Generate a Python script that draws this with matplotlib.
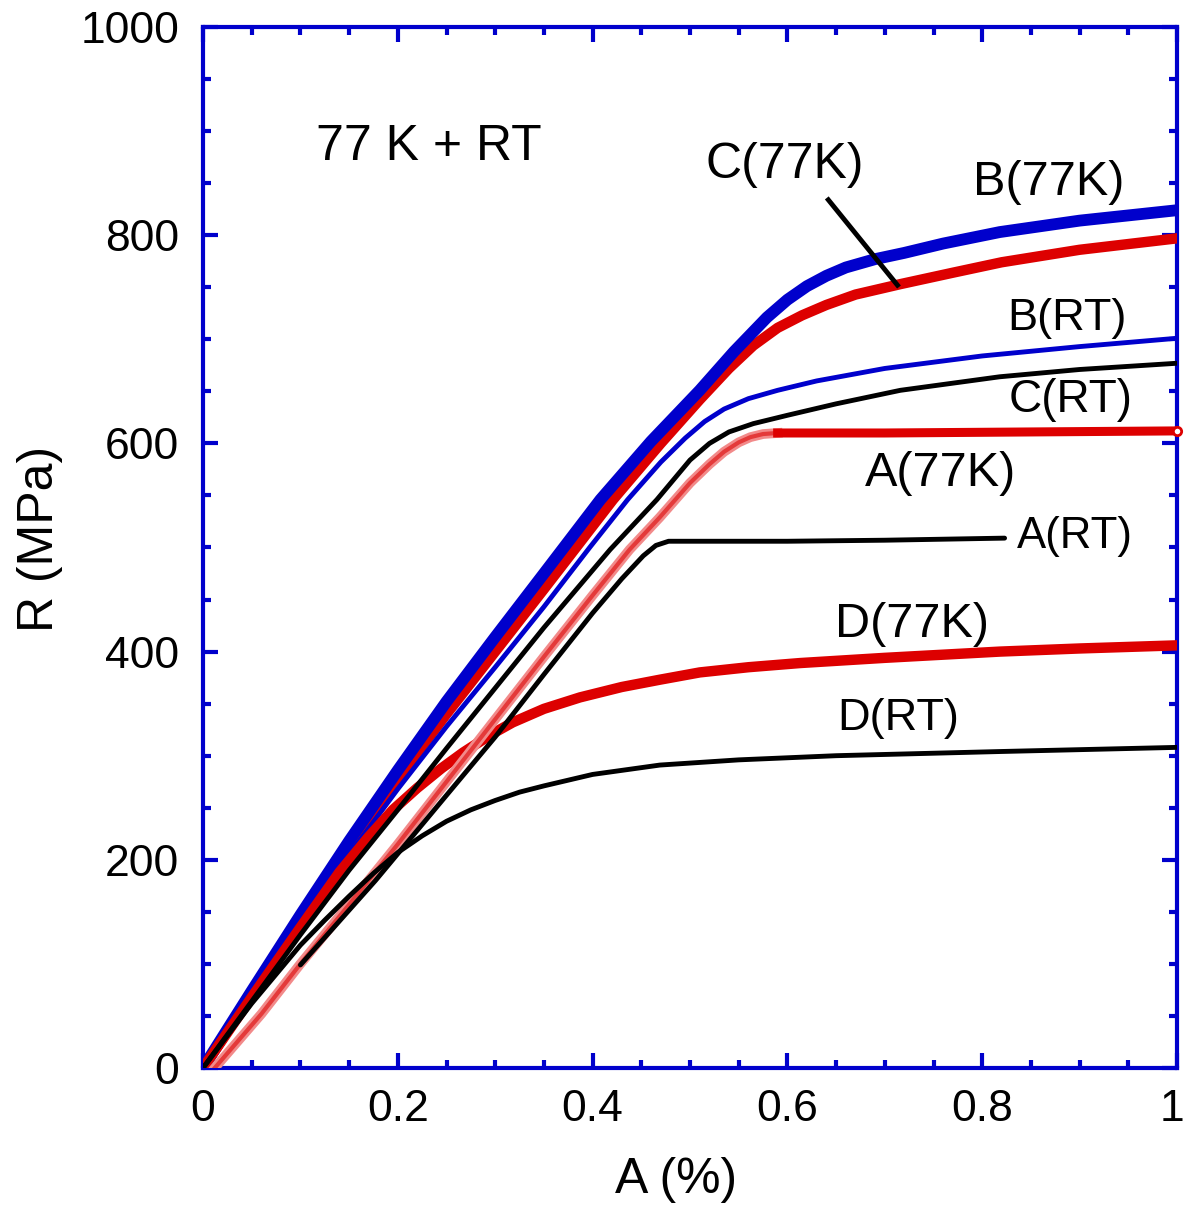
import matplotlib
matplotlib.use("Agg")
import matplotlib.pyplot as plt
import matplotlib.transforms as mtransforms
from matplotlib.ticker import MultipleLocator, FuncFormatter

plt.rcParams['font.family'] = ['Liberation Sans', 'DejaVu Sans']

# ---- data (strain %, stress MPa) ----
b77_x = [0, 0.05, 0.1, 0.15, 0.2, 0.25, 0.3, 0.35, 0.408, 0.46, 0.51, 0.545, 0.579, 0.6, 0.62,
         0.64, 0.66, 0.69, 0.72, 0.76, 0.818, 0.9, 1.0]
b77_y = [0, 74, 147, 218, 286, 352, 414, 475, 546, 602, 651, 688, 721, 738, 751,
         761, 769, 777, 783, 792, 803, 814, 824]

c77_x = [0, 0.05, 0.1, 0.15, 0.2, 0.25, 0.3, 0.35, 0.421, 0.47, 0.51, 0.54, 0.565, 0.59, 0.615,
         0.64, 0.67, 0.716, 0.77, 0.82, 0.9, 1.0]
c77_y = [0, 70, 140, 210, 278, 340, 400, 460, 546, 600, 642, 672, 694, 711, 723,
         733, 743, 753, 764, 774, 786, 797]

brt_x = [0, 0.05, 0.1, 0.15, 0.2, 0.25, 0.3, 0.35, 0.397, 0.436, 0.47, 0.495, 0.515, 0.535, 0.56,
         0.59, 0.63, 0.7, 0.8, 0.9, 1.0]
brt_y = [0, 69, 138, 205, 268, 328, 385, 443, 500, 546, 582, 605, 621, 633, 643,
         651, 660, 672, 684, 693, 701]

crt_x = [0, 0.05, 0.1, 0.15, 0.2, 0.25, 0.3, 0.35, 0.418, 0.466, 0.5, 0.52, 0.54, 0.565, 0.6,
         0.65, 0.716, 0.818, 0.9, 1.0]
crt_y = [0, 64, 128, 190, 248, 307, 365, 423, 498, 546, 584, 600, 611, 619, 627,
         638, 651, 664, 671, 677]

a77_rise_x = [0.012, 0.06, 0.1, 0.15, 0.2, 0.25, 0.3, 0.35, 0.4, 0.438, 0.469, 0.5, 0.52, 0.535,
              0.55, 0.562, 0.575, 0.59]
a77_rise_y = [0, 52, 100, 157, 215, 275, 335, 395, 454, 498, 529, 562, 580, 592,
              601, 606, 609, 610]
a77_flat_x = [0.59, 0.7, 0.85, 1.0]
a77_flat_y = [610, 610, 611, 612]

art_x = [0.1, 0.177, 0.25, 0.3, 0.35, 0.4, 0.43, 0.452, 0.465, 0.478, 0.5, 0.6, 0.7, 0.823]
art_y = [99, 180, 262, 318, 378, 437, 470, 492, 502, 506, 506, 506, 507, 509]

d77_x = [0, 0.05, 0.1, 0.14, 0.17, 0.195, 0.22, 0.245, 0.267, 0.295, 0.318, 0.35, 0.387, 0.43,
         0.469, 0.51, 0.56, 0.613, 0.7, 0.818, 0.9, 1.0]
d77_y = [0, 68, 135, 188, 222, 248, 269, 288, 303, 320, 332, 345, 356, 366,
         373, 380, 385, 389, 394, 400, 403, 406]

drt_x = [0, 0.05, 0.1, 0.125, 0.15, 0.175, 0.2, 0.225, 0.25, 0.275, 0.3, 0.325, 0.35, 0.4,
         0.469, 0.55, 0.65, 0.818, 1.0]
drt_y = [0, 62, 118, 142, 165, 187, 207, 223, 237, 248, 257, 265, 271, 282,
         291, 296, 300, 304, 308]

x_ticks = [0, 0.2, 0.4, 0.6, 0.8, 1.0]
y_ticks = [0, 200, 400, 600, 800, 1000]

labels = ["77 K + RT", "C(77K)", "B(77K)", "B(RT)", "C(RT)", "A(77K)", "A(RT)", "D(77K)", "D(RT)"]
label_x = [0.116, 0.516, 0.791, 0.826, 0.827, 0.680, 0.836, 0.649, 0.651]
label_y = [885, 867, 851, 720, 642, 571, 511, 426, 336]
label_size = [36, 36, 35, 32.5, 33, 35, 31.5, 35, 32.5]

pointer_x = [0.642, 0.713]
pointer_y = [834, 752]

BLUE = '#0000cc'
RED = '#dd0000'

fig = plt.figure(figsize=(11.86, 12.07), dpi=100)
ax = fig.add_axes([203/1186, 1-1068/1207, 974/1186, 1041/1207])

ax.plot(c77_x, c77_y, color=RED, lw=7.5, solid_capstyle='round', solid_joinstyle='round', zorder=3)
ax.plot(b77_x, b77_y, color=BLUE, lw=8.5, solid_capstyle='round', solid_joinstyle='round', zorder=3)
ax.plot(brt_x, brt_y, color=BLUE, lw=3.5, solid_joinstyle='round', zorder=3)
ax.plot(d77_x, d77_y, color=RED, lw=7.5, solid_joinstyle='round', zorder=3)
ax.plot(a77_rise_x, a77_rise_y, color='#f28a8a', lw=7, solid_joinstyle='round', zorder=3)
ax.plot(a77_rise_x, a77_rise_y, color='#e43a3a', lw=3, solid_joinstyle='round', zorder=3)
ax.plot(a77_flat_x, a77_flat_y, color=RED, lw=6.5, zorder=3)
ax.plot(a77_flat_x[-1:], a77_flat_y[-1:], 'o', ms=6, mfc='white', mec=RED, mew=2,
        clip_on=False, zorder=5)
ax.plot(crt_x, crt_y, color='black', lw=3.5, solid_joinstyle='round', zorder=4)
ax.plot(art_x, art_y, color='black', lw=3.5, solid_capstyle='round', solid_joinstyle='round', zorder=4)
ax.plot(drt_x, drt_y, color='black', lw=3.5, solid_joinstyle='round', zorder=4)

ax.plot(pointer_x, pointer_y, color='black', lw=3.5, zorder=5)

for t, x, y, s in zip(labels, label_x, label_y, label_size):
    ax.text(x, y, t, fontsize=s, ha='left', va='center', color='black', zorder=6)

ax.set_xlim(0, 1)
ax.set_ylim(0, 1000)
ax.set_xticks(x_ticks)
ax.set_yticks(y_ticks)
ax.xaxis.set_minor_locator(MultipleLocator(0.05))
ax.yaxis.set_minor_locator(MultipleLocator(50))
ax.xaxis.set_major_formatter(FuncFormatter(lambda v, p: ('%g' % v)))

for sp in ax.spines.values():
    sp.set_color(BLUE)
    sp.set_linewidth(3)

ax.tick_params(which='both', direction='in', top=True, right=True, color=BLUE, width=3)
ax.tick_params(which='major', length=11, labelsize=32)
ax.tick_params(which='minor', length=6)
ax.tick_params(axis='y', which='major', pad=17)
ax.tick_params(axis='x', which='major', pad=15)

ax.set_xlabel('A (%)', fontsize=36, va='center')
ax.set_ylabel('R (MPa)', fontsize=36, va='center')
ax.xaxis.set_label_coords(0.486, -0.108)
ax.yaxis.set_label_coords(-0.167, 0.508)

fig.canvas.draw()
shift = mtransforms.ScaledTranslation(-5/100, 0, fig.dpi_scale_trans)
for tick in ax.xaxis.get_major_ticks():
    if abs(tick.get_loc() - 1.0) < 1e-9:
        tick.label1.set_transform(tick.label1.get_transform() + shift)

fig.savefig('out.png', dpi=100)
-------------------------
Copy the data character for character, but drop all pictures from the copy.

Generate a Python script that draws this with matplotlib.
import matplotlib
matplotlib.use("Agg")
import matplotlib.pyplot as plt
import matplotlib.transforms as mtransforms
from matplotlib.ticker import MultipleLocator, FuncFormatter

plt.rcParams['font.family'] = ['Liberation Sans', 'DejaVu Sans']

# ---- data (strain %, stress MPa) ----
b77_x = [0, 0.05, 0.1, 0.15, 0.2, 0.25, 0.3, 0.35, 0.408, 0.46, 0.51, 0.545, 0.579, 0.6, 0.62,
         0.64, 0.66, 0.69, 0.72, 0.76, 0.818, 0.9, 1.0]
b77_y = [0, 74, 147, 218, 286, 352, 414, 475, 546, 602, 651, 688, 721, 738, 751,
         761, 769, 777, 783, 792, 803, 814, 824]

c77_x = [0, 0.05, 0.1, 0.15, 0.2, 0.25, 0.3, 0.35, 0.421, 0.47, 0.51, 0.54, 0.565, 0.59, 0.615,
         0.64, 0.67, 0.716, 0.77, 0.82, 0.9, 1.0]
c77_y = [0, 70, 140, 210, 278, 340, 400, 460, 546, 600, 642, 672, 694, 711, 723,
         733, 743, 753, 764, 774, 786, 797]

brt_x = [0, 0.05, 0.1, 0.15, 0.2, 0.25, 0.3, 0.35, 0.397, 0.436, 0.47, 0.495, 0.515, 0.535, 0.56,
         0.59, 0.63, 0.7, 0.8, 0.9, 1.0]
brt_y = [0, 69, 138, 205, 268, 328, 385, 443, 500, 546, 582, 605, 621, 633, 643,
         651, 660, 672, 684, 693, 701]

crt_x = [0, 0.05, 0.1, 0.15, 0.2, 0.25, 0.3, 0.35, 0.418, 0.466, 0.5, 0.52, 0.54, 0.565, 0.6,
         0.65, 0.716, 0.818, 0.9, 1.0]
crt_y = [0, 64, 128, 190, 248, 307, 365, 423, 498, 546, 584, 600, 611, 619, 627,
         638, 651, 664, 671, 677]

a77_rise_x = [0.012, 0.06, 0.1, 0.15, 0.2, 0.25, 0.3, 0.35, 0.4, 0.438, 0.469, 0.5, 0.52, 0.535,
              0.55, 0.562, 0.575, 0.59]
a77_rise_y = [0, 52, 100, 157, 215, 275, 335, 395, 454, 498, 529, 562, 580, 592,
              601, 606, 609, 610]
a77_flat_x = [0.59, 0.7, 0.85, 1.0]
a77_flat_y = [610, 610, 611, 612]

art_x = [0.1, 0.177, 0.25, 0.3, 0.35, 0.4, 0.43, 0.452, 0.465, 0.478, 0.5, 0.6, 0.7, 0.823]
art_y = [99, 180, 262, 318, 378, 437, 470, 492, 502, 506, 506, 506, 507, 509]

d77_x = [0, 0.05, 0.1, 0.14, 0.17, 0.195, 0.22, 0.245, 0.267, 0.295, 0.318, 0.35, 0.387, 0.43,
         0.469, 0.51, 0.56, 0.613, 0.7, 0.818, 0.9, 1.0]
d77_y = [0, 68, 135, 188, 222, 248, 269, 288, 303, 320, 332, 345, 356, 366,
         373, 380, 385, 389, 394, 400, 403, 406]

drt_x = [0, 0.05, 0.1, 0.125, 0.15, 0.175, 0.2, 0.225, 0.25, 0.275, 0.3, 0.325, 0.35, 0.4,
         0.469, 0.55, 0.65, 0.818, 1.0]
drt_y = [0, 62, 118, 142, 165, 187, 207, 223, 237, 248, 257, 265, 271, 282,
         291, 296, 300, 304, 308]

x_ticks = [0, 0.2, 0.4, 0.6, 0.8, 1.0]
y_ticks = [0, 200, 400, 600, 800, 1000]

labels = ["77 K + RT", "C(77K)", "B(77K)", "B(RT)", "C(RT)", "A(77K)", "A(RT)", "D(77K)", "D(RT)"]
label_x = [0.116, 0.516, 0.791, 0.826, 0.827, 0.680, 0.836, 0.649, 0.651]
label_y = [885, 867, 851, 720, 642, 571, 511, 426, 336]
label_size = [36, 36, 35, 32.5, 33, 35, 31.5, 35, 32.5]

pointer_x = [0.642, 0.713]
pointer_y = [834, 752]

BLUE = '#0000cc'
RED = '#dd0000'

fig = plt.figure(figsize=(11.86, 12.07), dpi=100)
ax = fig.add_axes([203/1186, 1-1068/1207, 974/1186, 1041/1207])

ax.plot(c77_x, c77_y, color=RED, lw=7.5, solid_capstyle='round', solid_joinstyle='round', zorder=3)
ax.plot(b77_x, b77_y, color=BLUE, lw=8.5, solid_capstyle='round', solid_joinstyle='round', zorder=3)
ax.plot(brt_x, brt_y, color=BLUE, lw=3.5, solid_joinstyle='round', zorder=3)
ax.plot(d77_x, d77_y, color=RED, lw=7.5, solid_joinstyle='round', zorder=3)
ax.plot(a77_rise_x, a77_rise_y, color='#f28a8a', lw=7, solid_joinstyle='round', zorder=3)
ax.plot(a77_rise_x, a77_rise_y, color='#e43a3a', lw=3, solid_joinstyle='round', zorder=3)
ax.plot(a77_flat_x, a77_flat_y, color=RED, lw=6.5, zorder=3)
ax.plot(a77_flat_x[-1:], a77_flat_y[-1:], 'o', ms=6, mfc='white', mec=RED, mew=2,
        clip_on=False, zorder=5)
ax.plot(crt_x, crt_y, color='black', lw=3.5, solid_joinstyle='round', zorder=4)
ax.plot(art_x, art_y, color='black', lw=3.5, solid_capstyle='round', solid_joinstyle='round', zorder=4)
ax.plot(drt_x, drt_y, color='black', lw=3.5, solid_joinstyle='round', zorder=4)

ax.plot(pointer_x, pointer_y, color='black', lw=3.5, zorder=5)

for t, x, y, s in zip(labels, label_x, label_y, label_size):
    ax.text(x, y, t, fontsize=s, ha='left', va='center', color='black', zorder=6)

ax.set_xlim(0, 1)
ax.set_ylim(0, 1000)
ax.set_xticks(x_ticks)
ax.set_yticks(y_ticks)
ax.xaxis.set_minor_locator(MultipleLocator(0.05))
ax.yaxis.set_minor_locator(MultipleLocator(50))
ax.xaxis.set_major_formatter(FuncFormatter(lambda v, p: ('%g' % v)))

for sp in ax.spines.values():
    sp.set_color(BLUE)
    sp.set_linewidth(3)

ax.tick_params(which='both', direction='in', top=True, right=True, color=BLUE, width=3)
ax.tick_params(which='major', length=11, labelsize=32)
ax.tick_params(which='minor', length=6)
ax.tick_params(axis='y', which='major', pad=17)
ax.tick_params(axis='x', which='major', pad=15)

ax.set_xlabel('A (%)', fontsize=36, va='center')
ax.set_ylabel('R (MPa)', fontsize=36, va='center')
ax.xaxis.set_label_coords(0.486, -0.108)
ax.yaxis.set_label_coords(-0.167, 0.508)

fig.canvas.draw()
shift = mtransforms.ScaledTranslation(-5/100, 0, fig.dpi_scale_trans)
for tick in ax.xaxis.get_major_ticks():
    if abs(tick.get_loc() - 1.0) < 1e-9:
        tick.label1.set_transform(tick.label1.get_transform() + shift)

fig.savefig('out.png', dpi=100)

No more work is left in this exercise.